Scribd, Oyster Crack Open E-Reading

by
Rachel Lieff Axelbank
From the January/February 2014 issue of
Poets & Writers Magazine

Last September the New York City–based company Oyster Books launched its new e-book subscription service, a $9.95-per-month all-you-can-e-read buffet that commentators were quick to identify as the “Netflix of books.” Then, in early October, the San Francisco–based Scribd, a six-year-old digital document-sharing company that had previously offered user-uploaded content such as academic papers and unpublished writing, announced a new “premium” membership option, through which subscribers could have unlimited access to an online library of e-books—a new addition to the company’s digital vaults—for $8.99 per month.

Many library systems have incorporated “borrowing” of digital works into their services, and e-books have for some time been available for individual purchase via Amazon, Google, and other platforms large and small. Against this backdrop, Oyster and the new Scribd service are innovative for offering users boundless access to their libraries. The book-ravenous can e-read as much or as little of anything in either company’s subscription database as they want, whenever they want, with no expiration or return date, for as long as the subscription is maintained.

Early criticism of both platforms, however, has been focused on their libraries’ limitations. Oyster and Scribd each offer upwards of one hundred thousand titles (from hundreds of publishers), which reviewers have noted is relatively low and which industry reporters suggest will need to increase in order for either company to survive. Both platforms are acquiring new titles as often as weekly. In the meantime, as a recent New Yorker blog post about Oyster with the headline “What Does It Mean to Own a Book?” pointed out, these services, with their good-but-small array of offerings, will be less useful to readers looking for access to specific books than to people looking to read more in general.

According to Willem Van Lancker, cofounder and chief product officer of Oyster, getting people to read more is what he and the Oyster team are all about. “There’s been such an explosion of access to other media…you have the entire Internet in your pocket,” Van Lancker says. “Books haven’t kept up with that in a way that appeals to modern customers, so what we’re trying to do with Oyster is to sell the act of reading more.” Oyster first made its library available in an application designed specifically for iPhones (as opposed to tablet devices), the idea being that even though a larger screen might make for more ideal reading, almost everyone carries a smartphone. Although Oyster has since introduced an iPad app, Van Lancker says the company has already received positive feedback from users who have supplanted their idle iPhone puttering with active e-reading.
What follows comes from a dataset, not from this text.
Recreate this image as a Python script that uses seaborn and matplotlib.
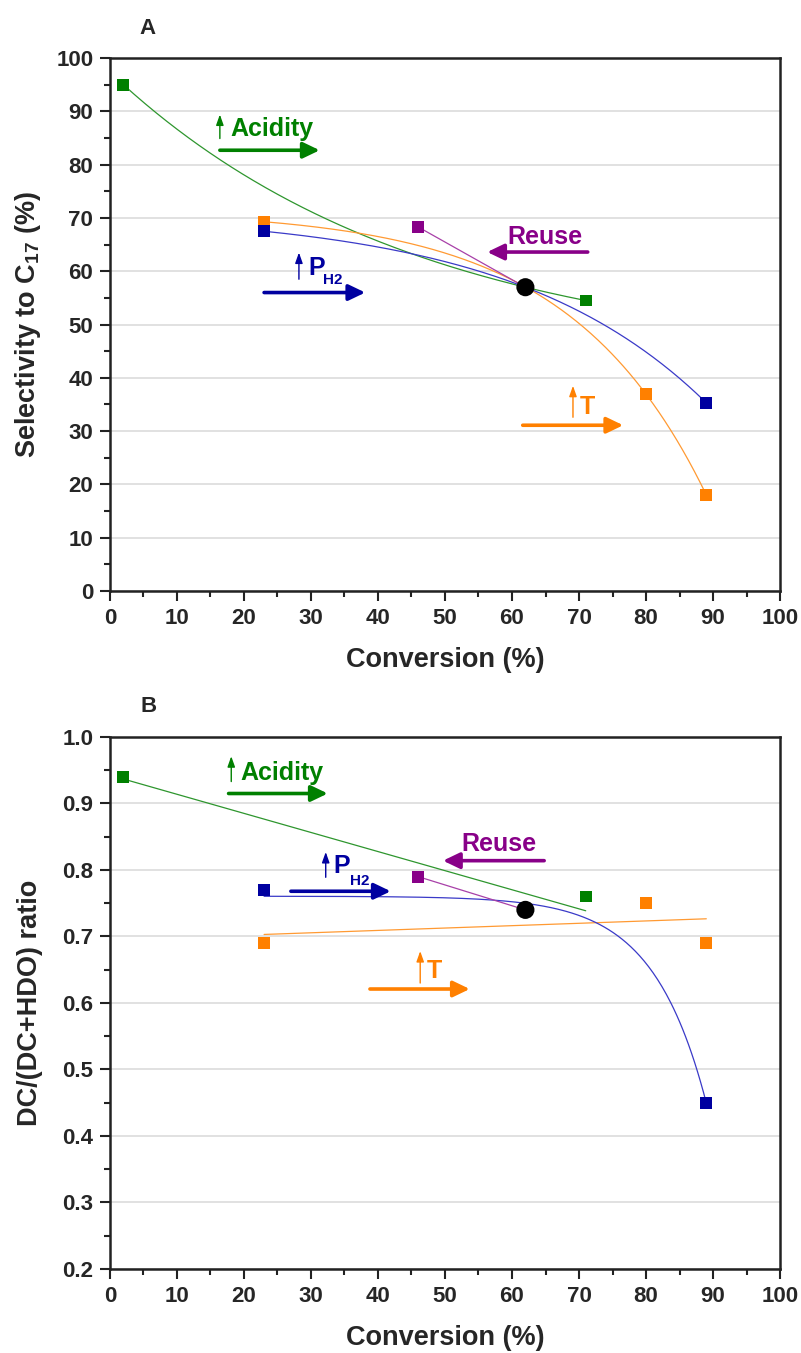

“There’s no downtime in our lives,” Van Lancker says. “I think with books, what you find is that it’s a much deeper, more engaging, and rewarding narrative, ultimately, than just reading Facebook status updates again and again, and I hope we can build an approachable and accessible way to package that.”

Scribd, too, is driving toward the dual goal of approachability and access, but from the content creator’s side of the hedge. The initial idea for an open-access digital document-sharing library came to founder and chief executive officer Trip Adler as a solution to difficulties his father was having with the lengthy process of publishing medical research in peer-reviewed journals.

“Then we thought, ‘We can do this for a lot more than just medical papers—we can do this for books, we can do this for school papers, we can do this for poetry, we can do this for PowerPoint presentations, for all kinds of different content,’” Adler recalls. “So we made a site that would let anyone take anything they wrote and put it on the web.”

For Adler, the recent expansion into licensed e-book subscription territory was part of an effort to respond to Scribd contributors’ wishes for better distribution and better revenue. “Instead of people thinking about what to buy, then making a purchasing decision, and then feeling obligated to finish reading the thing they bought, they can now just read whatever they want,” he says. “As a result, you get a very different type of reading behavior, and then a new type of audience.” Presently, the subscription library of Scribd Premium is not yet open for upload by anyone who’s interested, as is the original iteration of the site. For now Scribd Premium’s holdings consist exclusively of titles issued by the publishers Scribd deals with, but Adler’s hope is that, in time, the gap will be closed. “Eventually, we’re going to be opening this up to all authors,” he says, “so that you can write a poem and just upload it to the service and start monetizing it that way.”

Like Van Lancker, Adler has observed that books often lag behind most other forms of media in today’s ultra-
technological zeitgeist. As to whether an active embrace of digitization will contribute to literary decline, Van Lancker points to the past. “If you look at history, we’ve been through this before,” he says, citing past fears that the advent of paperbacks would engender a deterioration of literary content. “There’s always this uncomfortable moment when we’re in a period of transition. At one point, someone had to go from scrolls to the codex, and that must have been uncomfortable too, right?”

In the meantime, both companies project increased collaboration with publishers; Oyster recently introduced gift subscriptions and plans to develop more social features on its app throughout the winter. “It all comes back to a belief that the book is a unique medium,” Van Lancker says. “You have these different units of stories and [ways of getting] information, and I think books are an incredibly interesting one to move forward into the twenty-first century.”         

Rachel Lieff Axelbank lives in New York City and Hawaii, where she is writing a book about environmental and social history as expressed by the story of one particular plant.